How does GNU Smalltalk compare to Python or Ruby?


Both Python and Ruby are object oriented languages meant to provide a smooth transition from procedural to OO programming styles. Smalltalk, by contrast, is object only—you can't do anything serious without understanding objects and inheritance. By providing procedural training wheels, Python and Ruby meant to ‘fix’ one of the features that may have kept Smalltalk out of the mainstream.

However, it is actually not clear whether this is true, because the two families of scripting and object-oriented languages were strongly separated until recently. On one hand, object-oriented programming skills are (luckily) widespread nowadays, but were not when Perl and other scripting languages were introduced. On the other hand, the idea of powerful scripting languages merging advanced features (such functional and object-oriented programming) and emphasizing rapid prototyping was nowhere in sight when Smalltalk was created. In fact, most Smalltalk environments are not designed with scripting in mind.

Smalltalk (and GNU Smalltalk in particular) is much more similar to Ruby than it is to Python. Both are pure OO languages, though Ruby can masquerade as a procedural one; both have no functions, only method calls. Both have always had many features that were only recently retrofitted in Python: a unified type/class hierarchy, metaclasses, the ability to subclass everything, uniform method invocation, transparent arithmetic on large integers, and a powerful set of collection classes and iterators.

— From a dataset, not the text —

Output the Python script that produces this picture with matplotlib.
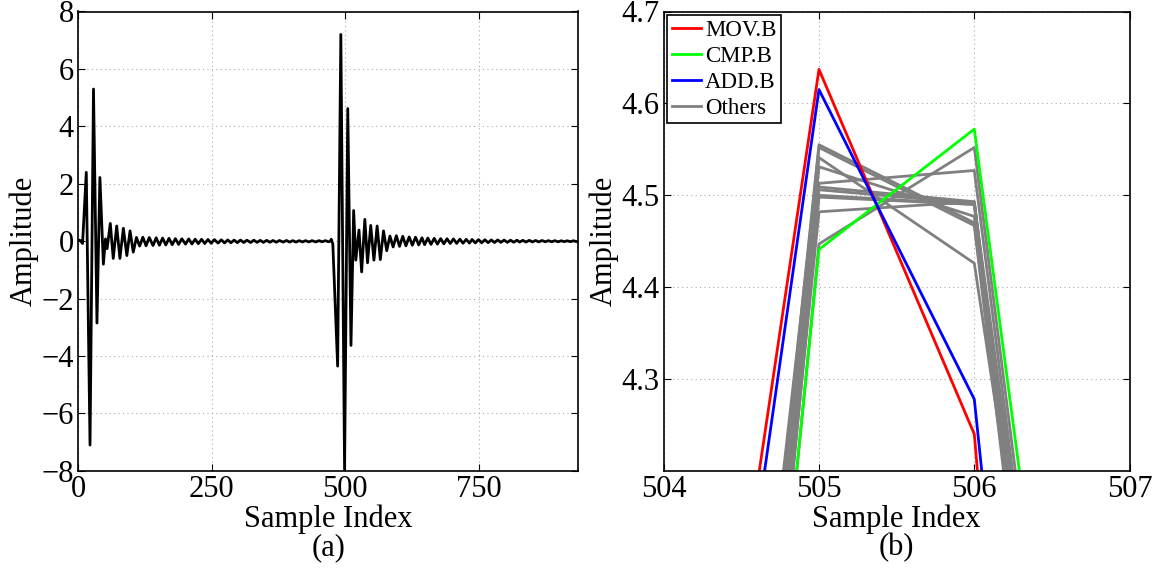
import numpy as np
import matplotlib.pyplot as plt

plt.rcParams['font.family'] = ['Liberation Serif', 'DejaVu Serif']
plt.rcParams['mathtext.fontset'] = 'stix'

# (a) full trace, turning points
burst1_idx = [0, 4, 8, 15, 22, 28.5, 35, 40.5, 47, 51, 54, 60, 65.5, 72, 78, 84.5, 91, 97, 103]
burst1_val = [0.05, 0.02, -0.08, 2.4, -7.1, 5.3, -2.85, 2.22, -0.8, 0.08, -0.26, 0.62, -0.6, 0.53, -0.6,
              0.45, -0.5, 0.36, -0.38]

tail1_idx = [109, 115, 121, 127, 133, 140, 146, 152, 158, 164, 170, 176, 182, 188, 194, 201, 207, 213,
             219, 225, 231, 237, 243, 249, 255, 262, 268, 274, 280, 286, 292, 298, 304, 310, 316, 323,
             329, 335, 341, 347, 353, 359, 365, 371, 377, 384, 390, 396, 402, 408, 414, 420, 426, 432,
             438, 445, 451, 457, 463, 469]
tail1_val = [0.13, -0.17, 0.14, -0.16, 0.13, -0.15, 0.12, -0.14, 0.11, -0.13, 0.1, -0.12, 0.09, -0.11,
             0.085, -0.1, 0.08, -0.095, 0.07, -0.085, 0.065, -0.08, 0.06, -0.07, 0.055, -0.065, 0.05,
             -0.06, 0.045, -0.055, 0.04, -0.05, 0.04, -0.045, 0.035, -0.045, 0.035, -0.04, 0.03, -0.04,
             0.03, -0.035, 0.025, -0.035, 0.025, -0.03, 0.025, -0.03, 0.02, -0.03, 0.02, -0.025, 0.02,
             -0.025, 0.02, -0.025, 0.02, -0.02, 0.02, -0.02]

burst2_idx = [472, 474, 477, 486, 492, 499, 505, 511, 516, 520, 526, 531, 537, 542, 548, 554, 560, 566,
              572, 578, 584]
burst2_val = [0.0, 0.07, -0.1, -4.35, 7.2, -7.95, 4.62, -3.63, 1.07, -0.66, 0.39, -1.07, 0.76, -0.75,
              0.55, -0.66, 0.53, -0.64, 0.36, -0.33, 0.18]

tail2_idx = [590, 596, 602, 608, 614, 620, 626, 632, 638, 644, 649, 655, 661, 667, 673, 679, 685, 691,
             697, 703, 709, 715, 721, 727, 733, 738, 744, 750, 756, 762, 768, 774, 780, 786, 792, 798,
             804, 810, 816, 822, 827, 833, 839, 845, 851, 857, 863, 869, 875, 881, 887, 893, 899, 905,
             911, 916, 922, 928, 934, 937]
tail2_val = [-0.2, 0.19, -0.18, 0.17, -0.16, 0.15, -0.14, 0.14, -0.13, 0.12, -0.12, 0.11, -0.11, 0.1,
             -0.1, 0.09, -0.09, 0.085, -0.08, 0.08, -0.075, 0.07, -0.07, 0.065, -0.065, 0.06, -0.06,
             0.055, -0.055, 0.05, -0.05, 0.045, -0.045, 0.045, -0.04, 0.04, -0.04, 0.035, -0.035,
             0.035, -0.03, 0.03, -0.03, 0.03, -0.025, 0.025, -0.025, 0.025, -0.02, 0.02, -0.02, 0.02,
             -0.02, 0.015, -0.015, 0.015, -0.015, 0.015, -0.015, 0.0]

# (b) zoom around sample 505
samples_b = [504, 505, 506, 507]
mov_b = [3.50, 4.637, 4.240, 2.26]
cmp_b = [2.77, 4.441, 4.572, 3.29]
add_b = [3.43, 4.615, 4.278, 2.65]
others_b = [
    [2.94, 4.555, 4.470, 3.12],
    [2.90, 4.552, 4.467, 3.05],
    [3.05, 4.541, 4.426, 3.30],
    [2.85, 4.531, 4.477, 3.15],
    [2.80, 4.513, 4.527, 3.20],
    [2.95, 4.509, 4.493, 3.10],
    [2.75, 4.506, 4.491, 3.25],
    [2.88, 4.500, 4.490, 3.00],
    [2.70, 4.498, 4.490, 3.18],
    [2.82, 4.482, 4.493, 3.08],
    [2.72, 4.447, 4.552, 3.22],
]

idx_a = burst1_idx + tail1_idx + burst2_idx + tail2_idx
val_a = burst1_val + tail1_val + burst2_val + tail2_val

fig = plt.figure(figsize=(11.58, 5.75), dpi=100)
ax1 = fig.add_axes([0.0676, 0.181, 0.4318, 0.799])
ax2 = fig.add_axes([0.5731, 0.181, 0.4024, 0.799])

fs = 22

ax1.plot(idx_a, val_a, color='black', lw=2)
ax1.set_xlim(0, 937)
ax1.set_ylim(-8, 8)
ax1.set_xticks([0, 250, 500, 750])
ax1.set_yticks(range(-8, 9, 2))
ax1.set_xlabel('Sample Index', fontsize=fs, labelpad=0)
ax1.set_ylabel('Amplitude', fontsize=fs, labelpad=2)

for row in others_b:
    ax2.plot(samples_b, row, color='#808080', lw=2)
ax2.plot(samples_b, mov_b, color='red', lw=2)
ax2.plot(samples_b, cmp_b, color='#00ff00', lw=2)
ax2.plot(samples_b, add_b, color='blue', lw=2)
ax2.set_xlim(504, 507)
ax2.set_ylim(4.2, 4.7)
ax2.set_xticks([504, 505, 506, 507])
ax2.set_yticks([4.3, 4.4, 4.5, 4.6, 4.7])
ax2.set_xlabel('Sample Index', fontsize=fs, labelpad=0)
ax2.set_ylabel('Amplitude', fontsize=fs, labelpad=2)

handles = [plt.Line2D([], [], color=c, lw=2) for c in ['red', '#00ff00', 'blue', '#808080']]
leg = ax2.legend(handles, ['MOV.B', 'CMP.B', 'ADD.B', 'Others'], loc='upper left', fontsize=16.5,
                 fancybox=False, edgecolor='black', framealpha=1, borderaxespad=0.15,
                 handlelength=1.3, handletextpad=0.15, labelspacing=0.22, borderpad=0.2)
leg.get_frame().set_linewidth(1.2)

for ax in (ax1, ax2):
    ax.grid(True, linestyle=(0, (1, 3)), color='#aaaaaa', lw=0.8)
    ax.tick_params(direction='in', top=True, right=True, length=5, labelsize=fs, pad=3)
    for s in ax.spines.values():
        s.set_linewidth(1.2)

fig.text(0.2835, 0.047, '(a)', fontsize=fs, ha='center', va='center')
fig.text(0.7745, 0.047, '(b)', fontsize=fs, ha='center', va='center')

fig.savefig('out.png', dpi=100)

Like Python, and unlike Ruby, GNU Smalltalk's syntax and design philosophy are meant to have as few as possible syntactic variabilities. Shortly put, it was not influenced by Perl. No optional syntax elements (including keywords, since Smalltalk has only a couple of operators and five reserved variables—the only keyword could be said to be super). This also means a little fewer commodities (here documents, for example), but in general means cleaner code.

If you like Perl, you will like Ruby and be right at home with its syntax. If you like Python, you may like Smalltalk more than Ruby and be right at home with its semantics.

Nice article. Could you tell a little bit what differs GNU Smalltalk from the original Smalltalk maybe?

"If you like Perl, you will like Ruby and be right at home with its syntax. If you like Python, you may like Smalltalk more than Ruby and be right at home with its semantics."

I think such statements are silly and are somewhat trivial as a programmer will coop with most syntaxes. This (as I see it) comes down to pure psychology and how positive and motivated your are to learn a new language. :) Basically you only risk that people inherit the statement without even bothering to try the language.

See another FAQ about the differences that GNU Smalltalk introduces.

I agree that most syntaxes are equivalent. However, the sentence you quoted is more related to the design of the language.

For example, the way blocks work in Ruby (you can pass it as a do ... end block or as a variable preceded by an ampersand; you can call it with yield or again by declaring a parameter preceded by an ampersand) is definitely a hack. It does produce very nice, succinct code -- but it is probably viewed as a useless complication by most Smalltalk (or Python, for that matter) programmers. Neither Smalltalk nor Python have a syntax like this. A block (a lambda in Python) is an object that you can pass just like every other object.